Twenty years into the commercial internet era, the computer retail channel has largely disappeared. Metropolitan Boston where I live has exactly one computer retailer location left (Microcenter), the electronic chain store industry is down to a single player (Best Buy), and only a tiny percentage of computers are sold at the few remaining physical retailers. Most PC hardware and software is sold online directly by the manufactures to the consumer. And when there is "distribution" it is through mega-online distributors like Amazon that handle all products from all manufacturers pretty much equally, so that getting noticed, which you could do in the old days using retail shelf-space as the tool, is extremely hard.

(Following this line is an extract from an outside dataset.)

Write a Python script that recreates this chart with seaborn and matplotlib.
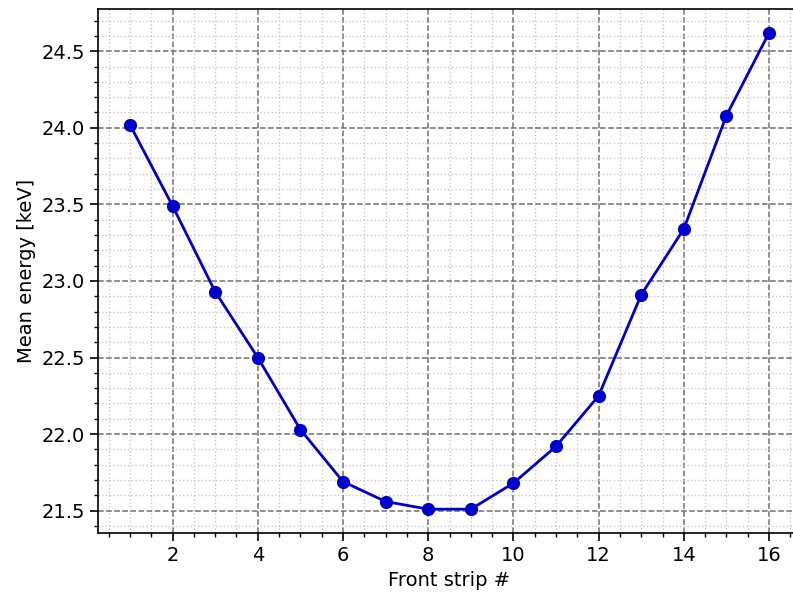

Advertising overload and marketing as the dominant business function

Because there are fewer ways for manufacturers to get their products to market and because those ways all depend on the consumer looking for you instead of noticing you on the shelf, establishing a strong brand identity to drive sales is more critical than ever.

This need for branding, combined with the pervasive presence of two pieces of technology (browsers and smartphones) for delivering brand messages anytime, anywhere, has fueled an explosion in the average number of commercial messages the typical consumer is exposed to each day. Estimates are that the average online citizen receives 5,000 commercial messages per day. Most of us have gotten really good at tuning the commercial messages out.

And how have advertisers responded to this new tuned-out advertising target? By adding more and more commercial messages, of course. Now advertisements pop up on news sites before news stories, in navigation systems while you are driving, and inside games before you can try to kill that dragon with your magic sword.

Noticing this, software giants like IBM and Oracle have emphasized marketing automation as core functional areas to focus on. IBM recently stated that the CMO now has a larger IT budget in most companies than the CIO does.